How to Know Which Streaming Music Service is Right For You

Did you know that Apple still makes iPods? This surprised me too. It feels like a throwback product, like a Hipster listening to cassettes on a Walkman. But the truth is, it hasn’t been all that long since loading all your mp3 files on a device was THE way to listen to music. Oh, the by-gone era of the 00’s.

Today more people are using streaming services; music is delivered straight to their devices without downloading the tracks. And not just phones and computers, many cars and stereos now have internal apps to stream your jams through the car radio. Alexa can be connected to many smart speakers and play Amazon Music on it. Bose has seamless integration with Spotify, and Apple Music can be used through the AppleTV and the new HomePod. The marketing for the latter is all based around the use of the product with Apple’s streaming service. There isn’t even a mention of using all those mp3s you made from ripping your CD collection—though through Bluetooth you totally can.

But this leads to the obvious question: which of these services is the best?

There is already a lot of information out there that allows the customer to compare streaming services; PC and Consumer Reports being two of the best. But unless you are someone who really cares about ultra high-quality audio, like Tidal, the top streaming services seem to be almost interchangeable. As someone who has used three of the biggest (Spotify, Amazon Music, and Apple Music), I wanted to give you a perspective of my first-hand experiences with these platforms.

Spotify vs. Amazon Music vs. Apple Music

Music Libraries

First let’s talk about music libraries. I’m someone who likes pretty standard music. I am not spending my time looking for the alternative mix of some obscure artist. I like album versions of songs. With that in mind, I have never found something on one service that wasn’t on the other. Some platforms have exclusive albums, Apple especially, but I haven’t run into that too often.

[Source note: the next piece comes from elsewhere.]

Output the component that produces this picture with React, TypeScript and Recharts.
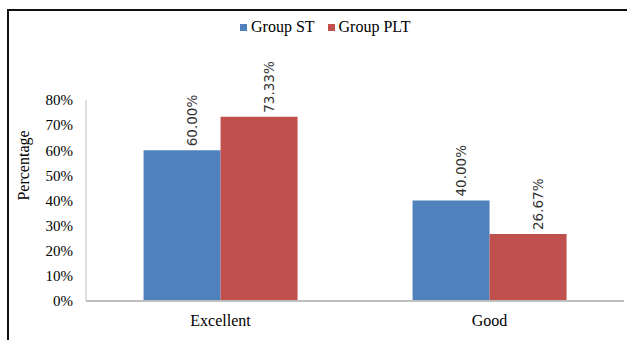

They are exactly the same price per month: $9.99. However, if you are an Amazon Prime Member, you can get Amazon Music for only $7.99 per month.


This is where the differences are. As a Mac and iPhone user, Apple Music is seamless. It coordinated with my music library and allowed me to utilize both devices to create playlists. But trying to use the service on a non-Apple device can be tricky. If it can integrate with your device, (Apple Music can often only be used through Bluetooth from your phone on smart speakers) it has slower load times and for some reason, the sleekness of the interface seems to go away.

Amazon Music has a phone app and runs out of a browser window on computers. In the three month love affair I had with Alexa, I used it a lot because of the seamless integration with Alexa devices. Amazon Music is also the only service of these three that does not support podcasts. If that’s your thing, like it is ours, this might not be the platform for you.

As someone who has started creating a smart speaker system into their home, Spotify became the obvious choice. It has fantastic integration with both Sonos and Bose, and not just Bluetooth compatibility like Apple Music. Spotify uses the smart speaker system to stream through the device itself, while the user controls the selection through either the Spotify mobile or desktop app.

So what is the verdict?

Well for the average music listener, these streaming services are all very similar. The differences come from the way they integrate with your devices. Take stock of what you use to listen to music, and select from there. Or you can go all hipster and buy a hi-fi record player, happy listening!